The Law Society says that despite the Government’s decision to drop plans to give couples that live together similar rights to married couples, unmarried couples can sign a cohabitation agreement which would give them stronger rights should their partner die or should the couple separate.
The Society says that cohabitation agreements which are drafted by a solicitor could potentially put cohabiting couples in a better legal position than their married counterparts should the relationship breakdown.
Law Society President John Wotton says:
“Although the Government has chosen not to legislate to give cohabiting couples the same rights as married couples, couples can sit down with their solicitor and draft a cohabitation agreement which caters for all eventualities.
“Unlike pre-nuptial agreements for married couples, cohabitation agreements are recognised by the courts in England & Wales as being legally binding.
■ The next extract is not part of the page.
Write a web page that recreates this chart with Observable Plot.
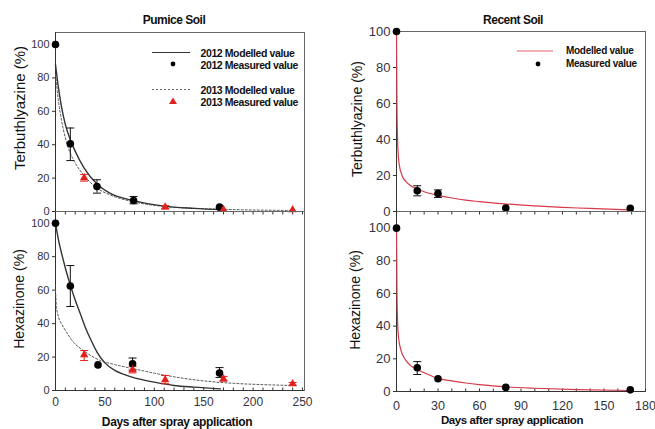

It is not yet established that pre-nuptial agreements for married couples are binding in the courts.
“In light of the Government’s decision not to give live-in couples the same rights as married couples, there is perhaps a greater need for cohabiting couples to make these agreements as they do not have the same automatic protections as married couples. For example, when a spouse dies their husband or wife gains ownership of their estate in the absence of a will.”
Cohabiting couples should seek legal advice from their solicitor when drafting cohabitation agreements, as often there is more than a home that needs to be considered. Child care and other assets need to be taken into account, as well as property rights.
The Society also urges cohabiting couples, in the absence of protections under intestacy laws, to write wills to ensure their partner does not go without should they pass away. Without a will it is possible someone could end up with nothing from their partner’s estate.